A Collateral Loan: The Immediate Financing Arrangement
As the cash value component of permanent life insurance grows within the policy, it may be accessed to help support other objectives throughout your lifetime, while the policy continues to achieve the original goal of providing protection. In general, there are three ways in which you can access the cash value:
1. Withdraw the cash value from the policy.
2. Borrow from the insurance company based on the life insurance policy’s terms.
3. Use the cash value as collateral for a third-party loan.
In this article, we focus specifically on the opportunity of using the cash value of a permanent life insurance policy to act as a collateral loan under an immediate financial arrangement (IFA). Under this arrangement, the policy is assigned to a lender, such as a bank, as security for a loan. The size of the loan is typically between 50 and 100 percent of the policy’s cash value but may potentially increase if other assets are temporarily assigned to the lender as collateral for the loan (and when the cash value of the policy becomes large enough, this collateral may no longer be required). The individual or business pays the loan interest to the lender going forward. While the loan may be repaid at any time, the intent is often for the loan to be repaid using a portion of the insurance proceeds upon the death of the insured. Any excess proceeds can be used to meet the needs for which the insurance was originally intended.
The Benefits of an IFA
There are a variety of benefits that can be achieved through the IFA arrangement, including:
Tax optimization – One of the main advantages of the IFA is that it is generally the most effective way to reduce the amount of cash flow required to secure permanent insurance. Income tax is not payable by the policyholder when the policy is assigned to a lender and the loan proceeds received are not considered as income for tax purposes. As well, with an IFA, where the loan is used for business or investment purposes, there may be an opportunity to deduct taxes through interest and collateral insurance deductions, which can reduce annual net after-tax costs to secure coverage.

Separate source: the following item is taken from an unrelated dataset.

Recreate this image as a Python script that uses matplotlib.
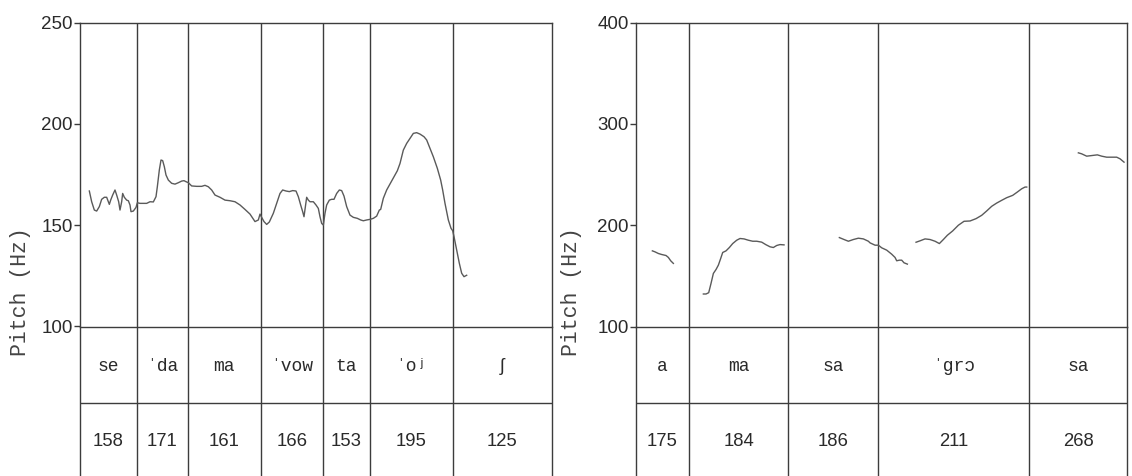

Funding the liquidity needs of an individual or business – All or a portion of the proceeds from the loan can be used for investment purposes or reinvested into the business and reduce net after-tax cash flow by allowing the individual or business to claim valuable tax deductions and keep more funds working for other purposes beyond only insurance.

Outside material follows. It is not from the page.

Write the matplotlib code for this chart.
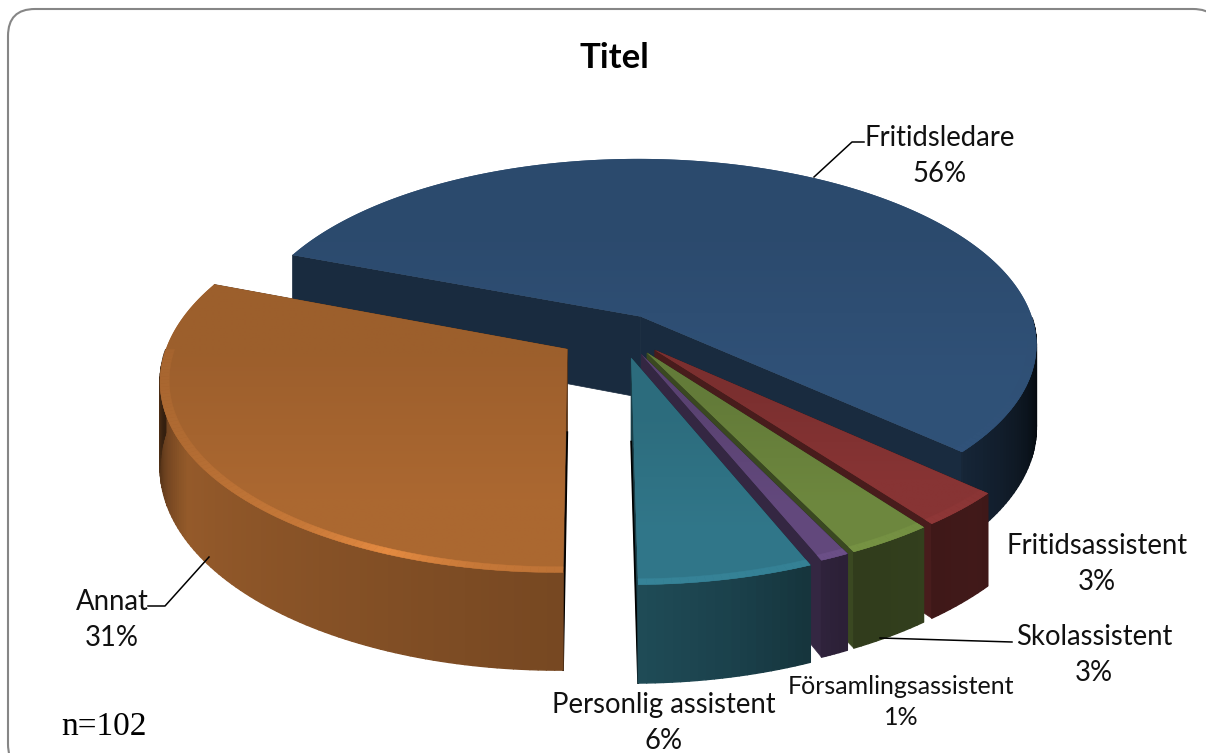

Business owners: Tax-free distributions through the CDA – Generally, when a life insurance policy is held within a corporation, the amount of the death benefit received less the policy’s adjusted cost-basis (ACB) may be credited to the corporation’s capital dividend account (CDA), potentially enabling the corporation to pay a non-taxable dividend to Canadian resident shareholders. Under an IFA, the corporation receives a credit to the CDA on the same basis, regardless of the loan amount, and even when the death benefit is paid directly to the creditor. This may help to facilitate business succession planning by providing significant tax savings when distributing assets to the business’ shareholders.
The Risks of an IFA
While there are a variety of benefits, collateral loans also involve certain risks. Depending on how the lending arrangement is structured, there may be tax consequences when this arrangement is held within a corporate structure. Typically the proceeds from the loan are received by the policymaker. However, if the loan is made directly to the shareholder, instead of the corporation, there may be additional tax risks. For example, using a corporate asset for personal purposes may result in a taxable benefit to the shareholder. If, at death, the shareholder’s personal loan is repaid directly from the death benefit proceeds of the corporately-owned policy, taxes may also arise.

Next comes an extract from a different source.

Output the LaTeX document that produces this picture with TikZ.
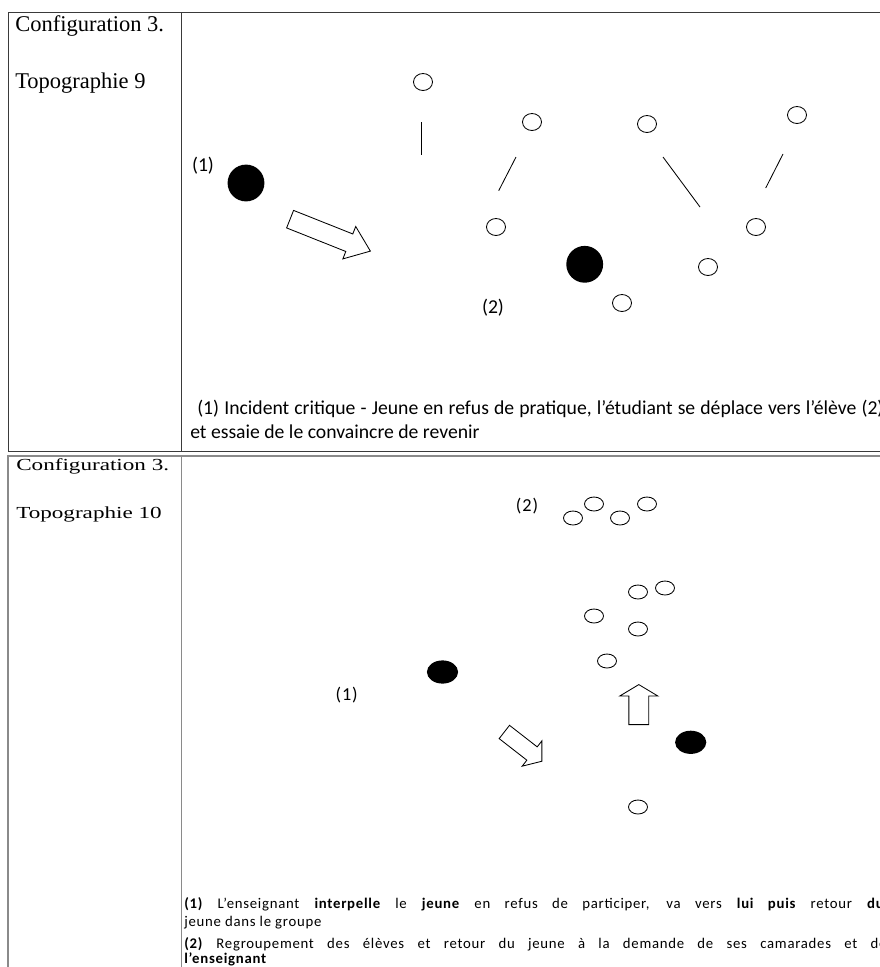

Other risks may include potential future changes to the following: debt servicing requirements, tax rules, loan requirements due to mortality risk, the lending institution’s practices and the spread between the loan interest rate and policy interest rate. Due to current low borrowing rates, the IFA may appear favourable, but keep in mind that IFAs are intended to be structured as long-term arrangements and future increases in interest rates can impact the IFA arrangement. If the spread between the loan interest rate and policy interest rate widens and the accumulated loan balance increases faster than projected, the borrower may need to provide additional collateral, partially repay the loan or surrender the policy.
As an alternative to immediate financing, borrowing against the policy’s cash values using a third-party loan may make sense down the road. If a policyholder were to instead withdraw the cash value from the policy (option 1, above) or borrow from the insurance company through a policy loan (option 2, above), depending upon the ACB of the policy, there may be taxes payable.
For high-net-worth individuals and business owners who are comfortable with using leverage, a well-structured IFA has the potential to be a flexible financial planning tool. As always, please seek the advice of legal, tax and accounting professionals if you are considering this strategy to assess the potential risks and the implications relating to your particular situation.
Note: The terms and conditions noted in this article may not apply within the province of Quebec. In Quebec, the use of a life insurance policy as collateral involves the use of a movable hypothec.